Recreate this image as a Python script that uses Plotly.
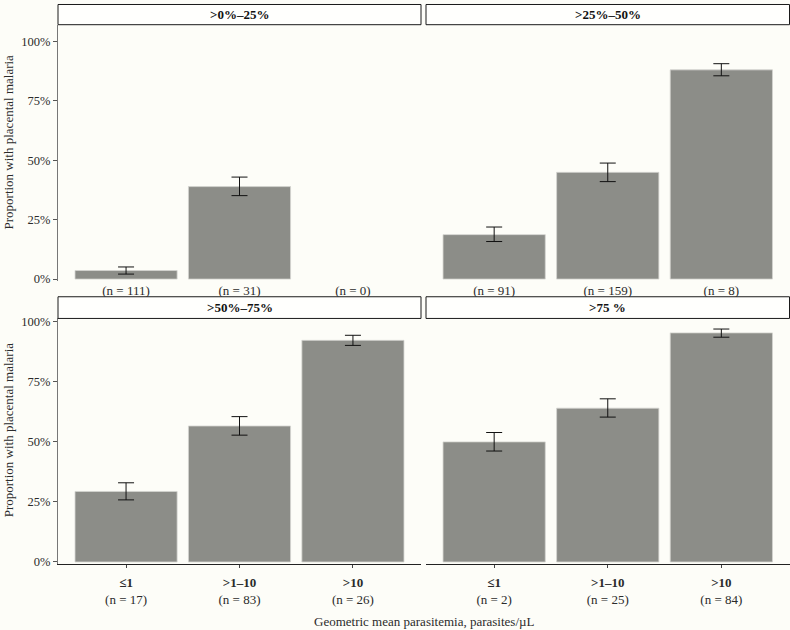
import plotly.graph_objects as go

W, H = 790, 630

categories = ["≤1", ">1–10", ">10"]
panel_titles = [">0%–25%", ">25%–50%", ">50%–75%", ">75 %"]

n_0_25 = [111, 31, 0]
n_25_50 = [91, 159, 8]
n_50_75 = [17, 83, 26]
n_75 = [2, 25, 84]

prop_0_25 = [0.036, 0.389, None]
prop_25_50 = [0.187, 0.449, 0.880]
prop_50_75 = [0.293, 0.565, 0.921]
prop_75 = [0.499, 0.639, 0.952]

hi_0_25 = [0.051, 0.429, None]
hi_25_50 = [0.219, 0.488, 0.906]
hi_50_75 = [0.329, 0.604, 0.942]
hi_75 = [0.538, 0.678, 0.968]

lo_0_25 = [0.021, 0.351, None]
lo_25_50 = [0.158, 0.410, 0.855]
lo_50_75 = [0.258, 0.527, 0.900]
lo_75 = [0.461, 0.602, 0.934]

FONT = "Liberation Serif, DejaVu Serif, serif"
BG = "#FDFDF8"
BAR = "#8C8D88"
TXT = "#2b2b2b"


def px(x):
    return x / W


def py(y):
    return 1 - y / H


panels = [
    dict(n=n_0_25, p=prop_0_25, hi=hi_0_25, lo=lo_0_25, x=(58, 421), y=(21, 281), strip=(0.5, 21), top=True, left=True),
    dict(n=n_25_50, p=prop_25_50, hi=hi_25_50, lo=lo_25_50, x=(426, 789.5), y=(21, 281), strip=(0.5, 21), top=True, left=False),
    dict(n=n_50_75, p=prop_50_75, hi=hi_50_75, lo=lo_50_75, x=(58, 421), y=(319, 568), strip=(297, 319), top=False, left=True),
    dict(n=n_75, p=prop_75, hi=hi_75, lo=lo_75, x=(426, 789.5), y=(319, 568), strip=(297, 319), top=False, left=False),
]

fig = go.Figure()
shapes = []
annotations = []

for i, pn in enumerate(panels):
    k = "" if i == 0 else str(i + 1)
    xa, ya = "x" + k, "y" + k
    err_plus = [None if (h is None or v is None) else h - v for h, v in zip(pn["hi"], pn["p"])]
    err_minus = [None if (l is None or v is None) else v - l for l, v in zip(pn["lo"], pn["p"])]
    fig.add_trace(go.Bar(
        x=categories, y=pn["p"], xaxis=xa, yaxis=ya, width=0.9,
        marker=dict(color=BAR, line=dict(color="#d4d4d0", width=0.8)),
        error_y=dict(type="data", array=err_plus, arrayminus=err_minus, symmetric=False,
                     color="#111111", thickness=1, width=8),
        showlegend=False,
    ))
    if pn["top"]:
        ticktext = [f"(n = {n})" for n in pn["n"]]
        yr = [-0.008, 1.07]
    else:
        ticktext = [f"<b>{c}</b><br>(n = {n})" for c, n in zip(categories, pn["n"])]
        yr = [-0.008, 1.012]
    fig.layout["xaxis" + k] = dict(
        domain=[px(pn["x"][0]), px(pn["x"][1])], anchor=ya,
        type="category", categoryorder="array", categoryarray=categories,
        range=[-0.6, 2.6], tickmode="array", tickvals=categories, ticktext=ticktext,
        showline=not pn["top"], linecolor="#222222", linewidth=1,
        ticks="" if pn["top"] else "outside", ticklen=3, tickcolor="#444444",
        ticklabelstandoff=0 if pn["top"] else 4,
        showgrid=False, zeroline=False,
        tickfont=dict(family=FONT, size=13, color=TXT),
    )
    fig.layout["yaxis" + k] = dict(
        domain=[py(pn["y"][1]), py(pn["y"][0])], anchor=xa,
        range=yr, tickvals=[0, 0.25, 0.5, 0.75, 1.0], tickformat=".0%",
        showticklabels=pn["left"], showline=pn["left"], linecolor="#777777", linewidth=1,
        ticks="outside" if pn["left"] else "", ticklen=4, tickcolor="#555555",
        showgrid=False, zeroline=False,
        tickfont=dict(family=FONT, size=12.5, color=TXT),
    )
    # strip
    shapes.append(dict(type="rect", xref="paper", yref="paper",
                       x0=px(pn["x"][0]), x1=px(pn["x"][1]), y0=py(pn["strip"][1]), y1=py(pn["strip"][0]),
                       line=dict(color="#1a1a1a", width=1), fillcolor="#FFFFFD", layer="above"))
    annotations.append(dict(xref="paper", yref="paper",
                            x=px((pn["x"][0] + pn["x"][1]) / 2), y=py((pn["strip"][0] + pn["strip"][1]) / 2),
                            text=f"<b>{panel_titles[i]}</b>", showarrow=False,
                            font=dict(family=FONT, size=13, color="#111111"),
                            xanchor="center", yanchor="middle"))

# y axis titles (one per row)
for yc in [(0 + 281) / 2, (297 + 568) / 2]:
    annotations.append(dict(xref="paper", yref="paper", x=px(8), y=py(yc),
                            text="Proportion with placental malaria", textangle=-90, showarrow=False,
                            font=dict(family=FONT, size=13, color=TXT),
                            xanchor="center", yanchor="middle"))

annotations.append(dict(xref="paper", yref="paper", x=px(424), y=py(626),
                        text="Geometric mean parasitemia, parasites/µL", showarrow=False,
                        font=dict(family=FONT, size=13, color=TXT),
                        xanchor="center", yanchor="middle"))

fig.update_layout(
    width=W, height=H, margin=dict(l=0, r=0, t=0, b=0),
    paper_bgcolor=BG, plot_bgcolor=BG,
    shapes=shapes, annotations=annotations, bargap=0.1,
    font=dict(family=FONT, color=TXT),
)

fig.write_html("out.html", config={"displayModeBar": False},
               post_script="document.body.style.margin='0';document.body.style.overflow='hidden';document.body.style.background='" + BG + "';")
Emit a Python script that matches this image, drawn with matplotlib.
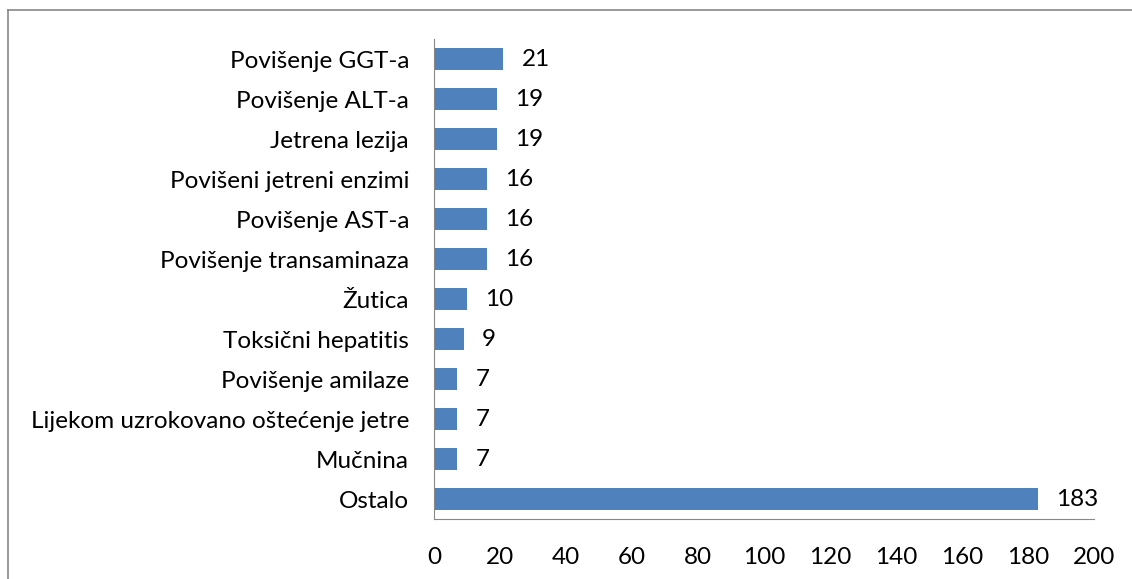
import matplotlib.pyplot as plt
from matplotlib.lines import Line2D

# Categories (top to bottom) and counts
categories = ['Povišenje GGT-a', 'Povišenje ALT-a', 'Jetrena lezija', 'Povišeni jetreni enzimi',
              'Povišenje AST-a', 'Povišenje transaminaza', 'Žutica', 'Toksični hepatitis',
              'Povišenje amilaze', 'Lijekom uzrokovano oštećenje jetre', 'Mučnina', 'Ostalo']
values = [21, 19, 19, 16, 16, 16, 10, 9, 7, 7, 7, 183]
xticks = [0, 20, 40, 60, 80, 100, 120, 140, 160, 180, 200]

plt.rcParams['font.family'] = ['Lato', 'DejaVu Sans']
fs = 17.5

fig = plt.figure(figsize=(11.32, 5.79), dpi=100)
ax = fig.add_axes([0.3834, 0.1036, 0.583, 0.829])

pos = list(range(len(categories)))
ax.barh(pos, values, height=0.55, color='#4F81BD')
for p, v in zip(pos, values):
    ax.text(v + 5.5, p, str(v), va='center', ha='left', fontsize=fs)

ax.set_ylim(len(categories) - 0.5, -0.5)
ax.set_xlim(0, 200)
ax.set_yticks(pos)
ax.set_yticklabels(categories, fontsize=fs)
ax.set_xticks(xticks)
ax.set_xticklabels([str(t) for t in xticks], fontsize=fs)
ax.tick_params(length=0)
ax.tick_params(axis='y', pad=18)
ax.tick_params(axis='x', pad=20)
for side in ['top', 'right']:
    ax.spines[side].set_visible(False)
for side in ['left', 'bottom']:
    ax.spines[side].set_color('#888888')

# outer frame (cut off on right and bottom)
fig.add_artist(Line2D([0.007, 1.0], [0.983, 0.983], color='#888888', lw=1.2, transform=fig.transFigure))
fig.add_artist(Line2D([0.007, 0.007], [0.0, 0.983], color='#888888', lw=1.2, transform=fig.transFigure))

fig.savefig('out.png', dpi=100)
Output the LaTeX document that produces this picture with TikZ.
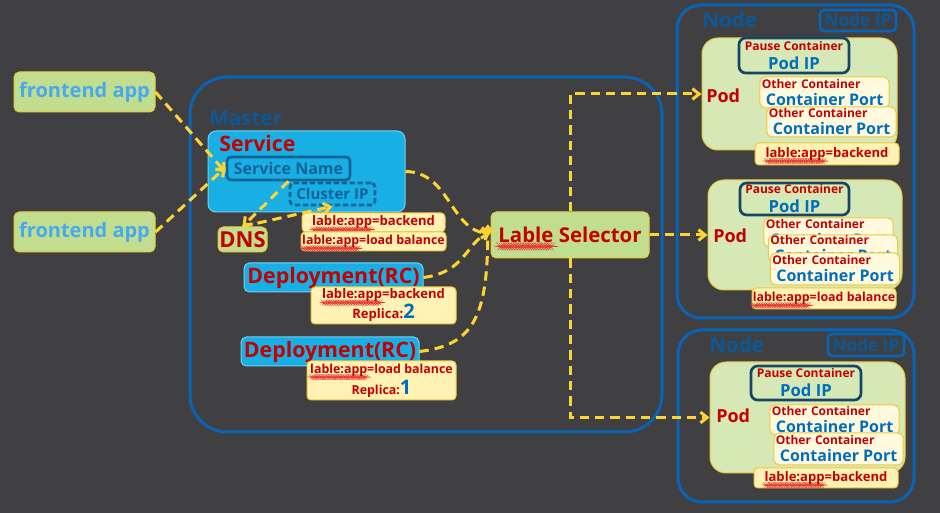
\documentclass[tikz,border=0pt]{standalone}
\usepackage{fontspec}
\setmainfont{Open Sans}
\usetikzlibrary{arrows.meta,decorations.pathmorphing}

\definecolor{bgGray}{RGB}{64,64,66}
\definecolor{flowYellow}{RGB}{255,212,50}
\definecolor{appGreen}{RGB}{192,222,142}
\definecolor{podGreen}{RGB}{213,232,182}
\definecolor{svcCyan}{RGB}{24,176,228}
\definecolor{cyanEdge}{RGB}{120,205,240}
\definecolor{frameBlue}{RGB}{10,100,182}
\definecolor{titleBlue}{RGB}{12,88,150}
\definecolor{nameBlue}{RGB}{18,98,150}
\definecolor{pauseEdge}{RGB}{22,70,100}
\definecolor{portBlue}{RGB}{0,110,188}
\definecolor{feBlue}{RGB}{72,168,240}
\definecolor{kRed}{RGB}{196,0,0}
\definecolor{waveRed}{RGB}{230,50,50}
\definecolor{lblYellow}{RGB}{255,242,180}
\definecolor{lblEdge}{RGB}{240,200,60}
\definecolor{ctrCream}{RGB}{255,250,222}

\newcommand\fApp{\fontsize{15}{18}\selectfont\bfseries}
\newcommand\fTitle{\fontsize{15.5}{18}\selectfont\bfseries}
\newcommand\fLbl{\fontsize{9.8}{12}\selectfont\bfseries}
\newcommand\fPort{\fontsize{12}{12.75}\selectfont}
% wavy spell-check underline
\newsavebox\wavybox
\newcommand\wavy[1]{\sbox\wavybox{#1}\rlap{\tikz[overlay,reset cm,baseline=0pt]
  \draw[waveRed,line width=0.25pt,decorate,decoration={snake,amplitude=0.3pt,segment length=1.8pt}]
  (0pt,-2.8pt) -- (\wd\wavybox,-2.8pt);}\usebox\wavybox}
\newcommand\lbl[1]{\wavy{lable:app}=#1}
\newcommand\otherctr{\textcolor{kRed}{Other Container}\\\hspace*{3pt}\textcolor{portBlue}{\fPort Container Port}}
\newcommand\pausectr{\textcolor{kRed}{Pause Container}\\\textcolor{portBlue}{\fontsize{12.5}{14.25}\selectfont Pod IP}}

\tikzset{
  greenbox/.style={draw=lblEdge, line width=0.75pt, fill=appGreen, rounded corners=4pt, inner sep=0pt},
  cyanbox/.style={draw=cyanEdge, line width=0.75pt, fill=svcCyan, rounded corners=6pt, inner sep=0pt},
  lblbox/.style={draw=lblEdge, line width=0.75pt, fill=lblYellow, rounded corners=3pt, inner sep=0pt, text=kRed, font=\fLbl},
  podbox/.style={draw=lblEdge, line width=0.75pt, fill=podGreen, rounded corners=12pt, inner sep=0pt},
  ctrbox/.style={draw=lblEdge, line width=0.75pt, fill=ctrCream, rounded corners=4pt, inner xsep=1.5pt, inner ysep=0pt,
    text width=94pt, align=left, font=\fontsize{9}{12.75}\selectfont\bfseries},
  pausebox/.style={draw=pauseEdge, line width=2pt, rounded corners=5pt, inner sep=0pt,
    align=center, font=\fontsize{9}{14.25}\selectfont\bfseries},
  ipbox/.style={draw=frameBlue, line width=2pt, rounded corners=3pt, inner sep=0pt, text=titleBlue,
    font=\fontsize{13}{14}\selectfont\bfseries},
  frame/.style={draw=frameBlue, line width=2.25pt},
  title/.style={anchor=base west, inner sep=0pt, font=\fTitle},
  flow/.style={draw=flowYellow, line width=2.25pt, dash pattern=on 7pt off 4.5pt,
    -{Straight Barb[length=5pt,width=8pt]}},
}

\begin{document}
\begin{tikzpicture}[x=0.75pt,y=0.75pt,yscale=-1,xscale=1]
%Background
\fill[bgGray] (0,0) rectangle (940,513);
\useasboundingbox (0,0) rectangle (940,513);

%Shape: Frontend apps
\node[greenbox, minimum width=105.75pt, minimum height=30pt, text=feBlue, font=\fApp] (fe1) at (84.5,92) {frontend app};
\node[greenbox, minimum width=105.75pt, minimum height=30pt, text=feBlue, font=\fApp] (fe2) at (84.5,232) {frontend app};

%Shape: Master frame
\node[frame, rounded corners=28pt, minimum width=354pt, minimum height=266.25pt] (master) at (426,254.5) {};
% Text Node
\node[title, text=titleBlue] (masterlbl) at (209,126) {Master};

%Shape: Service
\node[cyanbox, minimum width=147.75pt, minimum height=60.75pt] (svc) at (306.5,171.5) {};
% Text Node
\node[title, text=kRed, font=\fontsize{16}{18}\selectfont\bfseries] (svclbl) at (219,152) {Service};
\node[draw=nameBlue, line width=2pt, rounded corners=3pt, inner sep=0pt, minimum width=92.25pt, minimum height=17.25pt,
  text=nameBlue, font=\fontsize{12}{14}\selectfont\bfseries] (sname) at (288.5,168.5) {Service Name};
\node[draw=nameBlue, line width=2pt, dash pattern=on 4pt off 2pt, rounded corners=3pt, inner sep=0pt,
  minimum width=63.75pt, minimum height=16.5pt, text=nameBlue, font=\fontsize{11.3}{14}\selectfont\bfseries] (cip) at (332.5,194) {Cluster IP};

%Shape: DNS
\node[greenbox, minimum width=36.75pt, minimum height=18.75pt, text=kRed, font=\fontsize{16.5}{18}\selectfont\bfseries] (dns) at (242.5,239.5) {DNS};

%Shape: Service labels
\node[lblbox, minimum width=107.25pt, minimum height=14.25pt] (svcbk) at (373.5,222.5) {\lbl{backend}};
\node[lblbox, minimum width=108.75pt, minimum height=14.25pt, font=\fontsize{9.3}{12}\selectfont\bfseries] (svclb) at (373.5,241.5) {\lbl{load balance}};

%Shape: Lable Selector
\node[greenbox, minimum width=118.5pt, minimum height=34.5pt, text=kRed, font=\fontsize{15.3}{18}\selectfont\bfseries] (sel) at (570,235) {\wavy{Lable} Selector};

%Shape: Deployments
\node[cyanbox, rounded corners=4pt, minimum width=134.25pt, minimum height=21.75pt, text=kRed, font=\fontsize{16}{16}\selectfont\bfseries] (dep1) at (333.5,277.5) {Deployment(RC)};
\node[lblbox, minimum width=108.75pt, minimum height=27.75pt, align=center, font=\fontsize{9.8}{15}\selectfont\bfseries] (dep1lbl) at (383.5,305.5)
  {\lbl{backend}\\Replica:{\color{portBlue}\fontsize{15}{15}\selectfont 2}};
\node[cyanbox, rounded corners=4pt, minimum width=133.5pt, minimum height=21.75pt, text=kRed, font=\fontsize{16}{16}\selectfont\bfseries] (dep2) at (330,351.5) {Deployment(RC)};
\node[lblbox, minimum width=111.75pt, minimum height=29.25pt, align=center, font=\fontsize{9.3}{15.5}\selectfont\bfseries] (dep2lbl) at (381.5,380.5)
  {\lbl{load balance}\\Replica:{\color{portBlue}\fontsize{15}{15}\selectfont 1}};

%Shape: Node 1
\node[frame, rounded corners=18pt, minimum width=177.75pt, minimum height=234.75pt] (node1) at (795.5,161.5) {};
\node[title, text=titleBlue] (node1lbl) at (702,28) {Node};
\node[ipbox, minimum width=57pt, minimum height=15.75pt] (ip1) at (858,20.5) {Node IP};
\node[podbox, minimum width=146.25pt, minimum height=84pt] (pod1) at (799.5,94) {};
\node[title, text=kRed, font=\fontsize{13.5}{16}\selectfont\bfseries] (pod1lbl) at (706,103) {Pod};
\node[pausebox, minimum width=82.5pt, minimum height=26.25pt] (pause1) at (794,55.5) {\pausectr};
\node[ctrbox, minimum height=23.25pt] (ctr1a) at (824.5,92.5) {\otherctr};
\node[ctrbox, minimum height=22.5pt] (ctr1b) at (831.5,122) {\otherctr};
\node[lblbox, minimum width=108pt, minimum height=16.5pt] (pod1tag) at (827,154) {\lbl{backend}};

%Shape: Pod 2 (in Node 1)
\node[podbox, minimum width=145.5pt, minimum height=82.5pt] (pod2) at (805,235) {};
\node[title, text=kRed, font=\fontsize{13.5}{16}\selectfont\bfseries] (pod2lbl) at (713,243) {Pod};
\node[pausebox, minimum width=81.75pt, minimum height=24pt] (pause2) at (794.5,199) {\pausectr};
\node[ctrbox, minimum height=21.75pt] (ctr2a) at (828.5,232.5) {\otherctr};
\node[ctrbox, minimum height=20.25pt] (ctr2b) at (833,248.5) {\otherctr};
\node[ctrbox, minimum height=24pt] (ctr2c) at (835,269) {\otherctr};
\node[lblbox, minimum width=108pt, minimum height=15.75pt, font=\fontsize{9.3}{12}\selectfont\bfseries] (pod2tag) at (824,298.5) {\lbl{load balance}};

%Shape: Node 2
\node[frame, rounded corners=18pt, minimum width=177pt, minimum height=129pt] (node2) at (796,416) {};
\node[title, text=titleBlue] (node2lbl) at (709,353) {Node};
\node[ipbox, minimum width=57pt, minimum height=16.5pt] (ip2) at (866,345) {Node IP};
\node[podbox, minimum width=146.25pt, minimum height=83.25pt] (pod3) at (807.5,417.5) {};
\node[title, text=kRed, font=\fontsize{13.5}{16}\selectfont\bfseries] (pod3lbl) at (716,423) {Pod};
\node[pausebox, minimum width=82.5pt, minimum height=25.5pt] (pause3) at (806,383) {\pausectr};
\node[ctrbox, minimum height=22.5pt] (ctr3a) at (834.5,420) {\otherctr};
\node[ctrbox, minimum height=24pt] (ctr3b) at (838.5,449) {\otherctr};
\node[lblbox, minimum width=108pt, minimum height=15pt] (pod3tag) at (826,478) {\lbl{backend}};

%Straight Lines: frontend to service
\draw[flow] (fe1.east) -- ([yshift=3pt]sname.west);
\draw[flow] (fe2.east) -- ([yshift=-1pt]sname.west);
\draw[flow] (sname.south) -- (dns.north);
\draw[flow] (dns.north) -- (cip.south);

%Curves: into Lable Selector
\draw[flow] (svc.east) .. controls (450,172) and (450,230) .. ([yshift=-1pt]sel.west);
\draw[flow] (dep1.east) .. controls (465,272) and (465,245) .. ([yshift=-3pt]sel.west);
\draw[flow] (dep2.east) .. controls (475,345) and (488,315) .. ([xshift=-2pt,yshift=-8pt]sel.west);

%Lines: Lable Selector to Pods
\draw[flow] (sel.north) |- (pod1.west);
\draw[flow] (sel.east) -- (sel.east -| pod2.west);
\draw[flow] (sel.south) |- (pod3.west);
\end{tikzpicture}
\end{document}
════════
Copy only the part of the records that runs from the first line to the line with "return 1 - y / H", ends included, leaving pictures out.

**PROBLEM SOLUTION:**
Recreate this image as a Python script that uses Plotly.
import plotly.graph_objects as go

W, H = 790, 630

categories = ["≤1", ">1–10", ">10"]
panel_titles = [">0%–25%", ">25%–50%", ">50%–75%", ">75 %"]

n_0_25 = [111, 31, 0]
n_25_50 = [91, 159, 8]
n_50_75 = [17, 83, 26]
n_75 = [2, 25, 84]

prop_0_25 = [0.036, 0.389, None]
prop_25_50 = [0.187, 0.449, 0.880]
prop_50_75 = [0.293, 0.565, 0.921]
prop_75 = [0.499, 0.639, 0.952]

hi_0_25 = [0.051, 0.429, None]
hi_25_50 = [0.219, 0.488, 0.906]
hi_50_75 = [0.329, 0.604, 0.942]
hi_75 = [0.538, 0.678, 0.968]

lo_0_25 = [0.021, 0.351, None]
lo_25_50 = [0.158, 0.410, 0.855]
lo_50_75 = [0.258, 0.527, 0.900]
lo_75 = [0.461, 0.602, 0.934]

FONT = "Liberation Serif, DejaVu Serif, serif"
BG = "#FDFDF8"
BAR = "#8C8D88"
TXT = "#2b2b2b"


def px(x):
    return x / W


def py(y):
    return 1 - y / H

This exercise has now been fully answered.